:: STORED RECORDS

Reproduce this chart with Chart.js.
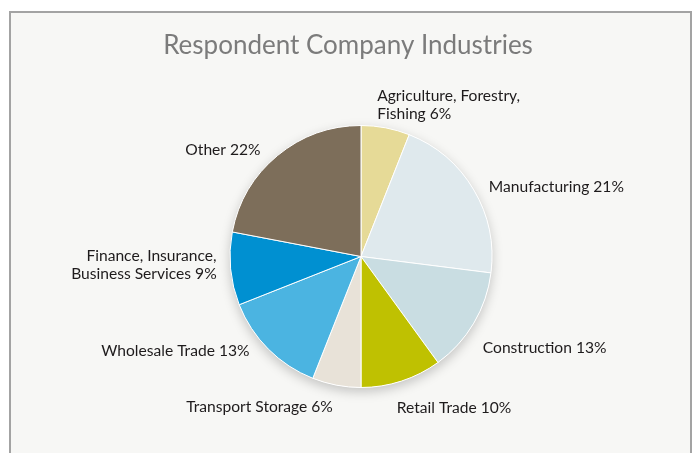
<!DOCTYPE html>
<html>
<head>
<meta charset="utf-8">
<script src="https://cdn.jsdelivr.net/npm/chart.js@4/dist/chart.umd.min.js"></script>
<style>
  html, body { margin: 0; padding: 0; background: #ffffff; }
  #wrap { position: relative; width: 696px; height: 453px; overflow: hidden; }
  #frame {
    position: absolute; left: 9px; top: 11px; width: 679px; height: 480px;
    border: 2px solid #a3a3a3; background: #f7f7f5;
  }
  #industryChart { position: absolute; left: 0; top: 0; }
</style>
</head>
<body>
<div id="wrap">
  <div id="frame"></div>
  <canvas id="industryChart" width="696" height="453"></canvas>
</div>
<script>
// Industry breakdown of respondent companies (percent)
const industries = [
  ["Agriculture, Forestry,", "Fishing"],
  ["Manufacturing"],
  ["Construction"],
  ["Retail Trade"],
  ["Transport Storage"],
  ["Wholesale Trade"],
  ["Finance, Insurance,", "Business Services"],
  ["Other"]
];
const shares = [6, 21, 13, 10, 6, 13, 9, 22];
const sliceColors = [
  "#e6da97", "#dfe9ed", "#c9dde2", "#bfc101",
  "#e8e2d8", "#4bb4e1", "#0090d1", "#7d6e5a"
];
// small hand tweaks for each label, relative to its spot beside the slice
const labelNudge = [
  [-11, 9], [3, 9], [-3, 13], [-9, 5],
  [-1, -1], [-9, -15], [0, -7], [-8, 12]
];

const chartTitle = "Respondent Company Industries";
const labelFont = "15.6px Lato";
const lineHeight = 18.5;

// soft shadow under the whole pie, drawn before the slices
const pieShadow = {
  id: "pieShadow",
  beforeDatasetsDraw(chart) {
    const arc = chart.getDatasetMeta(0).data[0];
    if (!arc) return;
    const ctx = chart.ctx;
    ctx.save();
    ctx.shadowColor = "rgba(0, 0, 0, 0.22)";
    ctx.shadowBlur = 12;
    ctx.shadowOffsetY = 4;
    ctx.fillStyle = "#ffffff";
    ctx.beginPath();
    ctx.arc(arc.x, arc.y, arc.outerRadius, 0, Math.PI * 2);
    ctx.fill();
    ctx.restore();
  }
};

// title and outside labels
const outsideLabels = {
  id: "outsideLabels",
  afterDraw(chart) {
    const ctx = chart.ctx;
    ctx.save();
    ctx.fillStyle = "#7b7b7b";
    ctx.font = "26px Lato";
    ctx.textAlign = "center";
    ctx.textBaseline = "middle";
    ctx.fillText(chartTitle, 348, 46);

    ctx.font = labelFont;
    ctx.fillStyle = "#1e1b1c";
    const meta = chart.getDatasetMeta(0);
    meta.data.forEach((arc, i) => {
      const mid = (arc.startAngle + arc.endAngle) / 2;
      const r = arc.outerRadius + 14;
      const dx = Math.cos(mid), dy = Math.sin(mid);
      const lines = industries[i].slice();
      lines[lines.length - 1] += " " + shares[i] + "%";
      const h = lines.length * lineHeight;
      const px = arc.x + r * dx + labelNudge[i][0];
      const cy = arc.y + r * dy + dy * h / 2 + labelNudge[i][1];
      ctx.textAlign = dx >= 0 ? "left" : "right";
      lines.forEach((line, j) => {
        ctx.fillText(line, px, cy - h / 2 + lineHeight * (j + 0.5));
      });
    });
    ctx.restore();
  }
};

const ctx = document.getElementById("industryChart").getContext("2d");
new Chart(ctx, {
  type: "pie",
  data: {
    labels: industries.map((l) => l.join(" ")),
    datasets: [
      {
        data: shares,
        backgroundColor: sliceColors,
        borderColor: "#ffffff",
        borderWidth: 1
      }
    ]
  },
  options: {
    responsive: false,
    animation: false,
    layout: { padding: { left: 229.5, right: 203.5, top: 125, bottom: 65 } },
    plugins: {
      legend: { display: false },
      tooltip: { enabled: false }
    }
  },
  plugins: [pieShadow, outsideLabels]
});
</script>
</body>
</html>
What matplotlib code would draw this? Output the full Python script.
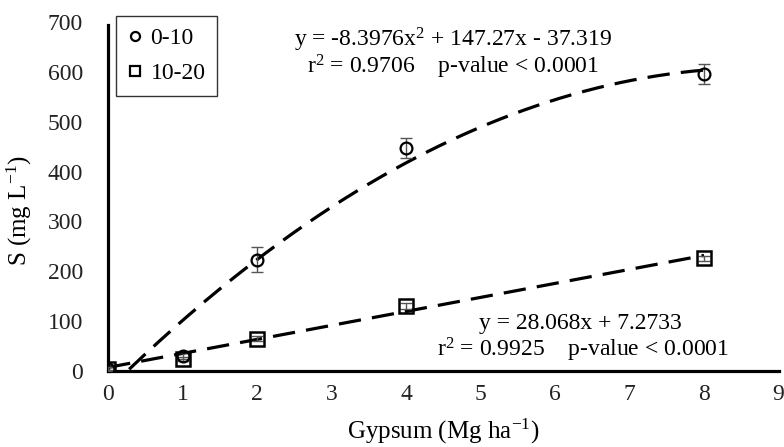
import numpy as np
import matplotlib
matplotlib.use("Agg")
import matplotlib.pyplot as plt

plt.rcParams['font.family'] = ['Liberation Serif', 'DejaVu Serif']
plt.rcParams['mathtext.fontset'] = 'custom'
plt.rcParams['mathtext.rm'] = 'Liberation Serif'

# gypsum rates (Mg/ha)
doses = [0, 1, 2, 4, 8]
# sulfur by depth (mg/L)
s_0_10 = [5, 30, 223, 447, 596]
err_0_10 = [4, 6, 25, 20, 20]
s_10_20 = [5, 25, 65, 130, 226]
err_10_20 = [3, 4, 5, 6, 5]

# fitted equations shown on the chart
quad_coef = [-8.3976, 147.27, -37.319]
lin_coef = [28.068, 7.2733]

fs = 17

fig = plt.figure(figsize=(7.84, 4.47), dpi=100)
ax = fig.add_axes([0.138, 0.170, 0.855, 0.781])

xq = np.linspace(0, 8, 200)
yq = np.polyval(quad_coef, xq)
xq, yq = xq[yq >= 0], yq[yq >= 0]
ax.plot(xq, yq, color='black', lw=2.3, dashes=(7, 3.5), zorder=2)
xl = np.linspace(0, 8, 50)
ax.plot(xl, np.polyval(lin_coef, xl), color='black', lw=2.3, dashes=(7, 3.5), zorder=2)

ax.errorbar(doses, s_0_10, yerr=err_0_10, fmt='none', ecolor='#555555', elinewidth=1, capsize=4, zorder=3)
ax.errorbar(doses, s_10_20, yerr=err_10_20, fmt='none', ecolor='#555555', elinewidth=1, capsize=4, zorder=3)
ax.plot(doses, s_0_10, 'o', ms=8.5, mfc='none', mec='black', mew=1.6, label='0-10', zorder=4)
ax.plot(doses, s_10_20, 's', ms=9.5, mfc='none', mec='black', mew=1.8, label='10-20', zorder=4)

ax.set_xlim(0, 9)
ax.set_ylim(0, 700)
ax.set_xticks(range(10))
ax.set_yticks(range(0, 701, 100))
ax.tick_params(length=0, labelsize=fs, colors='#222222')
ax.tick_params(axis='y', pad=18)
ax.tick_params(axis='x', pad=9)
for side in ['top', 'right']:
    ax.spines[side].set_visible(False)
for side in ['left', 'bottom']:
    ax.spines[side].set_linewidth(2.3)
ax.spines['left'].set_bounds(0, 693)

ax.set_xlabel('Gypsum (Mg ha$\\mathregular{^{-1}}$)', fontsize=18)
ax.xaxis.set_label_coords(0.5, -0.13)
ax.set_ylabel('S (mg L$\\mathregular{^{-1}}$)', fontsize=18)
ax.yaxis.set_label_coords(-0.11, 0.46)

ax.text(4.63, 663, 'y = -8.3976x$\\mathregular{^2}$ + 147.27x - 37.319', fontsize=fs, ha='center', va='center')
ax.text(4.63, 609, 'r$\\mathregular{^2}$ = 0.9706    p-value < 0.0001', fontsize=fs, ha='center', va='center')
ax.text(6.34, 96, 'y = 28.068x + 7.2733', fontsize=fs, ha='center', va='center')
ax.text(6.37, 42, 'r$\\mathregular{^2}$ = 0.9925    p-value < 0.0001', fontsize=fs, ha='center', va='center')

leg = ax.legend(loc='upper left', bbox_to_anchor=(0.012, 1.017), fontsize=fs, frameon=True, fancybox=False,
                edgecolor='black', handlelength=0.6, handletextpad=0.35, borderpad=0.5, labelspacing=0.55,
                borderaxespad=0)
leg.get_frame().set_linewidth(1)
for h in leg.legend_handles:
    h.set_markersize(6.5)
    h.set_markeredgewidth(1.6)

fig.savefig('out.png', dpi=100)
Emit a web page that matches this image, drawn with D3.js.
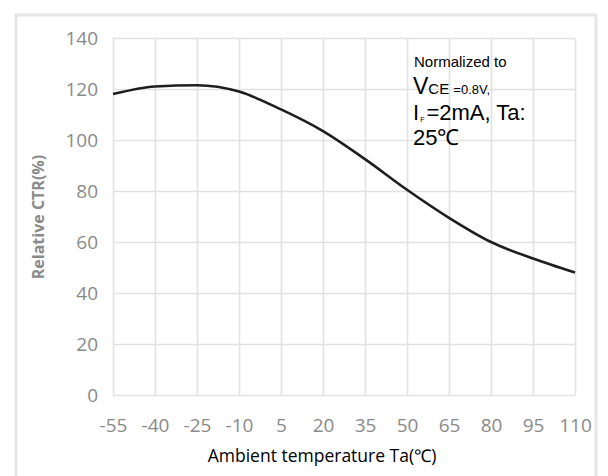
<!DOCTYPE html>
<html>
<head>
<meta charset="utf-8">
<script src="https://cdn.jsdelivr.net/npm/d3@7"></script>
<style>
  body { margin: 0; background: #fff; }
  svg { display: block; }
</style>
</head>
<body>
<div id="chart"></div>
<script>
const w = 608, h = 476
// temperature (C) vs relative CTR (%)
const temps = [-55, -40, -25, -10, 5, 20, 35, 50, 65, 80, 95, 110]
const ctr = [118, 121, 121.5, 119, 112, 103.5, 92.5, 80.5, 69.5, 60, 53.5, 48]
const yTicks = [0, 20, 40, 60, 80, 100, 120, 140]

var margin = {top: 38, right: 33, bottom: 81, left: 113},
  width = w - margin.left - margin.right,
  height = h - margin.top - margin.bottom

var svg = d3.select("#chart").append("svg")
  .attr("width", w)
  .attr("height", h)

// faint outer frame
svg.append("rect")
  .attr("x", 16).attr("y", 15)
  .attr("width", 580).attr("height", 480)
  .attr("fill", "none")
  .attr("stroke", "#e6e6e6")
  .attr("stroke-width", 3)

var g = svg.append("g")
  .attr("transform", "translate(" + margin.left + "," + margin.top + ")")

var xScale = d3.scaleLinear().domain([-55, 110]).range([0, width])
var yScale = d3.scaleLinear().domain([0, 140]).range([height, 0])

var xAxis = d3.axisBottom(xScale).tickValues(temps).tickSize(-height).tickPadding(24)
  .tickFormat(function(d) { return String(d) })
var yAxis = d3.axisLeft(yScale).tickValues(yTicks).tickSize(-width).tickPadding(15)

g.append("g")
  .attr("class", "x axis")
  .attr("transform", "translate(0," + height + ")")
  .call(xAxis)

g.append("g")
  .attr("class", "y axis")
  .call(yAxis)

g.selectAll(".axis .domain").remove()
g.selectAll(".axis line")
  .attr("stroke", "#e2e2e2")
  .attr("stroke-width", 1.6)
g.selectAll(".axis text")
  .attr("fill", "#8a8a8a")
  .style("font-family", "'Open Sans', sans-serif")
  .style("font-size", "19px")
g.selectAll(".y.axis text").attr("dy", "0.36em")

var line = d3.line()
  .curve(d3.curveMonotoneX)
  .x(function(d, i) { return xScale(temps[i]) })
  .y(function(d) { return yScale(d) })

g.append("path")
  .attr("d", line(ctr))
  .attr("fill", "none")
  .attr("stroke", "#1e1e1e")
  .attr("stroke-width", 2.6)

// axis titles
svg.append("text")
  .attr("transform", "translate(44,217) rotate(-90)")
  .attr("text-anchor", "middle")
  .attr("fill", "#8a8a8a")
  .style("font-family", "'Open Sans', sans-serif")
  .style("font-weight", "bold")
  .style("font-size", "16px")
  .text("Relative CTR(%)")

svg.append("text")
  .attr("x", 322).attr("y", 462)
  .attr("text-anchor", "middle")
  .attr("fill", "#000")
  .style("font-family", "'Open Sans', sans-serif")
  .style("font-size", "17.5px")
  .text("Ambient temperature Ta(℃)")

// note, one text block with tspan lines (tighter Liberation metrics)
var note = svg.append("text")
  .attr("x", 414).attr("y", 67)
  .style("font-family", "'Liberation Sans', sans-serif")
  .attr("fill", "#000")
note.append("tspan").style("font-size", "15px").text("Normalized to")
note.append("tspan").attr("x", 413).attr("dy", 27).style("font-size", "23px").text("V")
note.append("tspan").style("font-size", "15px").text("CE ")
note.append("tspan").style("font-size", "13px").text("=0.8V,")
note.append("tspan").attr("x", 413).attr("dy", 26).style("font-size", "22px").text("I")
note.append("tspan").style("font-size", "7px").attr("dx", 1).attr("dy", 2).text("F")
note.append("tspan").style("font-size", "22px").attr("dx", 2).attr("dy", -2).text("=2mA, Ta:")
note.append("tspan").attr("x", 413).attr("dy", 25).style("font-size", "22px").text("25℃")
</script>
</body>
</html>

::::

PROBLEM TO SOLVE: Start with the line that includes "What matplotlib code" and finish with the line that includes "ax.yaxis.set_label_coords(-0.11, 0.46)": reproduce those lines exactly, nothing before or after, and omit any pictures.

SOLUTION TO THIS PROBLEM:
What matplotlib code would draw this? Output the full Python script.
import numpy as np
import matplotlib
matplotlib.use("Agg")
import matplotlib.pyplot as plt

plt.rcParams['font.family'] = ['Liberation Serif', 'DejaVu Serif']
plt.rcParams['mathtext.fontset'] = 'custom'
plt.rcParams['mathtext.rm'] = 'Liberation Serif'

# gypsum rates (Mg/ha)
doses = [0, 1, 2, 4, 8]
# sulfur by depth (mg/L)
s_0_10 = [5, 30, 223, 447, 596]
err_0_10 = [4, 6, 25, 20, 20]
s_10_20 = [5, 25, 65, 130, 226]
err_10_20 = [3, 4, 5, 6, 5]

# fitted equations shown on the chart
quad_coef = [-8.3976, 147.27, -37.319]
lin_coef = [28.068, 7.2733]

fs = 17

fig = plt.figure(figsize=(7.84, 4.47), dpi=100)
ax = fig.add_axes([0.138, 0.170, 0.855, 0.781])

xq = np.linspace(0, 8, 200)
yq = np.polyval(quad_coef, xq)
xq, yq = xq[yq >= 0], yq[yq >= 0]
ax.plot(xq, yq, color='black', lw=2.3, dashes=(7, 3.5), zorder=2)
xl = np.linspace(0, 8, 50)
ax.plot(xl, np.polyval(lin_coef, xl), color='black', lw=2.3, dashes=(7, 3.5), zorder=2)

ax.errorbar(doses, s_0_10, yerr=err_0_10, fmt='none', ecolor='#555555', elinewidth=1, capsize=4, zorder=3)
ax.errorbar(doses, s_10_20, yerr=err_10_20, fmt='none', ecolor='#555555', elinewidth=1, capsize=4, zorder=3)
ax.plot(doses, s_0_10, 'o', ms=8.5, mfc='none', mec='black', mew=1.6, label='0-10', zorder=4)
ax.plot(doses, s_10_20, 's', ms=9.5, mfc='none', mec='black', mew=1.8, label='10-20', zorder=4)

ax.set_xlim(0, 9)
ax.set_ylim(0, 700)
ax.set_xticks(range(10))
ax.set_yticks(range(0, 701, 100))
ax.tick_params(length=0, labelsize=fs, colors='#222222')
ax.tick_params(axis='y', pad=18)
ax.tick_params(axis='x', pad=9)
for side in ['top', 'right']:
    ax.spines[side].set_visible(False)
for side in ['left', 'bottom']:
    ax.spines[side].set_linewidth(2.3)
ax.spines['left'].set_bounds(0, 693)

ax.set_xlabel('Gypsum (Mg ha$\\mathregular{^{-1}}$)', fontsize=18)
ax.xaxis.set_label_coords(0.5, -0.13)
ax.set_ylabel('S (mg L$\\mathregular{^{-1}}$)', fontsize=18)
ax.yaxis.set_label_coords(-0.11, 0.46)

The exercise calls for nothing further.